Patrice Lumumba e o Rei Balduíno, Congo 1961
Calor
Num país como a Bélgica, dividido entre duas nações que se detestam, Bruxelas é uma ilha de tranquilidade, variedade e decência – uma espécie de Nova Iorque dos pobres, se a leitora entende o que eu quero dizer. Talvez por haver aqui muitos estrangeiros, o ódio recíproco de valões e flamengos esbate-se num universo muito mais vasto. (Não estou a exagerar quanto a esse ódio. Muitos anos antes de eu pôr os pés na Bélgica, tive colega belga, embaixador como eu no Conselho da Europa em Estrasburgo, quase na idade da reforma, jovial e rubicundo, que um dia, a propósito de coisa nenhuma me perguntou: Tu sais ce que c’est que la pollution? E respondeu ele próprio: Un Wallon dans la Meuse ! Et tu sais ce que c’est que la solution? Tornou a responder: Tout les Wallons dans la Meuse!! O homem não era só belga: era embaixador da Bélgica, e deveria ter por obrigação defender os interesses de todos os belgas, mas tal não lhe passava pela cabeça.

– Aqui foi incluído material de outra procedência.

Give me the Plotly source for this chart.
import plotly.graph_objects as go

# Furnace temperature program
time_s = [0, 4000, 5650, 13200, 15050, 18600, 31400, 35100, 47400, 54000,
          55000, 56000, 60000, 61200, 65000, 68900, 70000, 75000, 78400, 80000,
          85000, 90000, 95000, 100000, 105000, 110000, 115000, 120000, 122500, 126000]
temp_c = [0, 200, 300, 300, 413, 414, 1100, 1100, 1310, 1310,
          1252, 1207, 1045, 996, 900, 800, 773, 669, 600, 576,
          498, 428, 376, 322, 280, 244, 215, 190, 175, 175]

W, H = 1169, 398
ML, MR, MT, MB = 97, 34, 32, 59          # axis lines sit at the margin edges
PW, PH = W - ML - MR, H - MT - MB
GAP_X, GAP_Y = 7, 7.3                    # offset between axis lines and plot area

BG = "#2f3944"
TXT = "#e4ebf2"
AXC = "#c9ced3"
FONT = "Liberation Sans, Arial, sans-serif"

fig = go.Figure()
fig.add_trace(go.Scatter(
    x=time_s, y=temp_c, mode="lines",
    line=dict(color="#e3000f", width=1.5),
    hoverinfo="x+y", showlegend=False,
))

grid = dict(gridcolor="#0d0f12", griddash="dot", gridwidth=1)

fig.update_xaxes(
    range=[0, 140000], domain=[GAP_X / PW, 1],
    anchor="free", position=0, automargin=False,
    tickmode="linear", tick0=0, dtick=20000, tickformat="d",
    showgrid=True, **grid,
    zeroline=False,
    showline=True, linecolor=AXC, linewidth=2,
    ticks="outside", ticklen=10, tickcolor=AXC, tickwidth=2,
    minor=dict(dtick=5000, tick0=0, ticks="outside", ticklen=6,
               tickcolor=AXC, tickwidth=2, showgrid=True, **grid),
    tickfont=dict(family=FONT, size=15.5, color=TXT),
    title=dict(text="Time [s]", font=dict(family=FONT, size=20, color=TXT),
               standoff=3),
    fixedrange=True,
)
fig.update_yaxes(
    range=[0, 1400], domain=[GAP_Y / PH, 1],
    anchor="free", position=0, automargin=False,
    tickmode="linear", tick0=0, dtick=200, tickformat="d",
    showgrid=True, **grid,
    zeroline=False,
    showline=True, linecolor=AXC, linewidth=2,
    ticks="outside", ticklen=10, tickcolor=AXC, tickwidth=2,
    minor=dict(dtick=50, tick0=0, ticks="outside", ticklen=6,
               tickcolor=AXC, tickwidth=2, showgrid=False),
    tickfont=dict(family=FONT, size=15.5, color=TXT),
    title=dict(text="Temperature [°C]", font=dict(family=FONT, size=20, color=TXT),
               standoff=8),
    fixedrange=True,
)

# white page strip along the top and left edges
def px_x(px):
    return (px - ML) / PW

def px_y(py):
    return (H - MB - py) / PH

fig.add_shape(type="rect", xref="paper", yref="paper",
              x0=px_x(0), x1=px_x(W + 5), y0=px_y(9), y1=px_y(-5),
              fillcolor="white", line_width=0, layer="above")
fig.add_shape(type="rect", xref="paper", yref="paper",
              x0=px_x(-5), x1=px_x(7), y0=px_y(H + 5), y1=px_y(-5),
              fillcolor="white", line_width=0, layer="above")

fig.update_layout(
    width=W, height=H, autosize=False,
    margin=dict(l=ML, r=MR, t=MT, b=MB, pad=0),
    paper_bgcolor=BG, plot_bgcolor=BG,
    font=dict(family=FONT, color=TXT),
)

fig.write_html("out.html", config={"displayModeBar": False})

Em tempo de paz, o ódio esbate-se melhor. Nas grandes guerras dos europeus do século XX, essa sanha recíproca, pelo contrário, arranjou pano para mais mangas ainda. Embora, em 1914, um dos primeiros actos de guerra alemães tivesse sido a queima brutal e viciosa da biblioteca da Universidade de Louvain, barbaridade equânime pois aquela estava cheia de livros preciosos franceses e holandeses, durante a guerra os flamengos colaboraram muito com os alemães, enquanto os valões penderam para os franceses e os ingleses e os ajudaram. Na segunda guerra, tudo isso se repetiu, mas com mais violência e crueldade, porque, bem vistas as coisas, ser pro-nazi era feito muito diferente do que ser pro-alemão. Neste país, algumas das cicatrizes de 39-45 estão mal fechadas e deixam ainda sair pus e sangue.

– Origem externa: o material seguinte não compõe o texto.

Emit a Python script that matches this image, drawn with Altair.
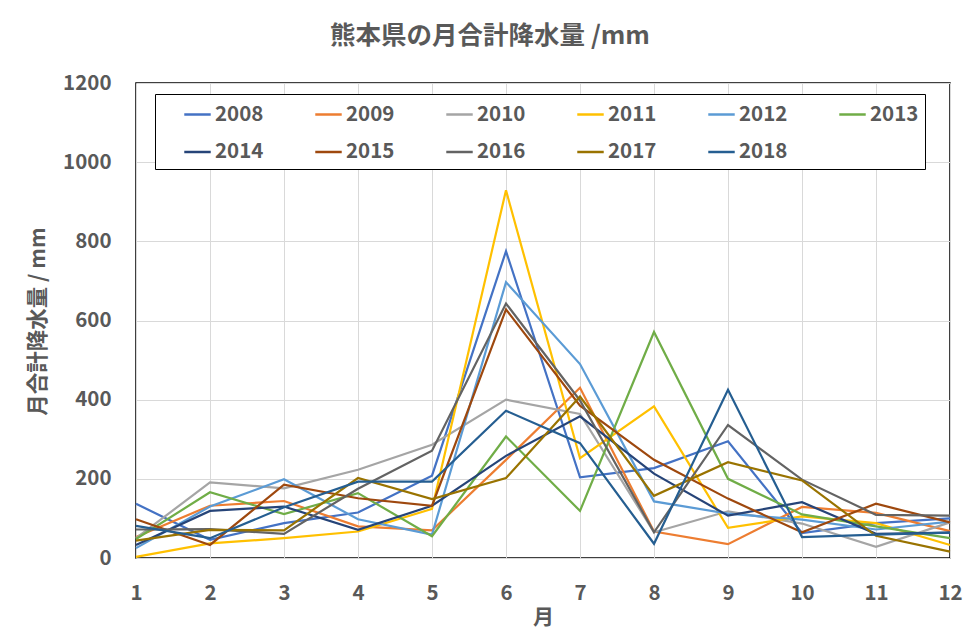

Neste mês de Julho em Bruxelas, porém, não se dá por isso. Perfilou-se mal maior: o calor, para o qual Bruxelas está ainda mais mal apetrechada do que Lisboa está para o frio. (As duas cidades onde vivi mais convencidas de terem um bom clima, foram Lisboa e a Cidade do Cabo, tão convencidas, a despropósito, que se rapava nelas no inverno frio de rachar. Quando eu era novo, em Lisboa, não percebia porque é que os vestiários para sobretudos estavam dentro de casa. Deviam estar fora, porque era dentro de casa que se tinha mais frio.)

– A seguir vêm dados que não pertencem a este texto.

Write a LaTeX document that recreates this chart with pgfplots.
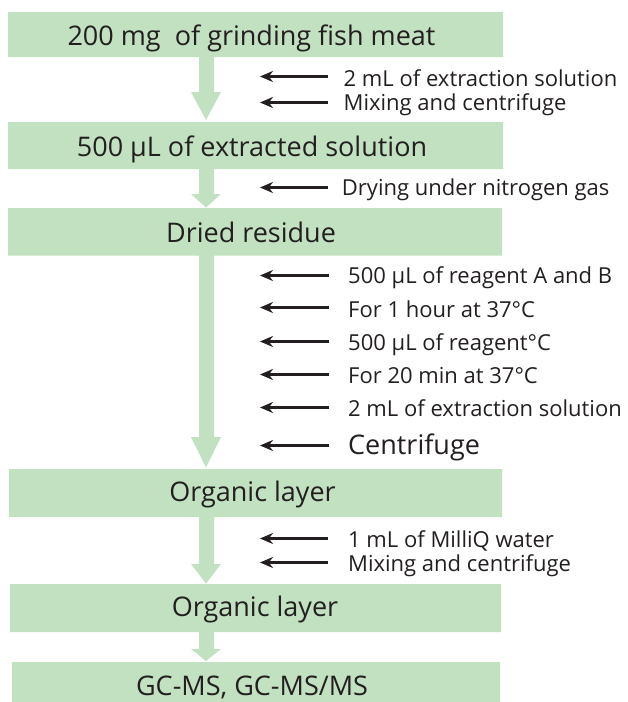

«Pior que Kinshasa» ouvi em francês belga, de mesa ao lado da minha numa esplanada. Cada um tem as suas referências africanas e as belgas são diferentes das nossas e menos frequentes. Não houve colonialismo mais bruto e desumano e a juventude belga de hoje condena-o muitas vezes. Mas a grande maldade dos dias que vivemos é o calor: 44 graus Celsius previstos para quinta-feira. Talvez desde as matanças mandadas fazer pelo Duque d’Alba não tenha havido tanto incómodo.
Mas nisto de calor, a palma d’ouro vai para Federico Garcia Lorca. Em Granada, dizia ele, no verão o calor é tanto que não se passa nada. «Dos y dos nunca llegan a ser quatro. Quedan siempre y solamente dos y dos».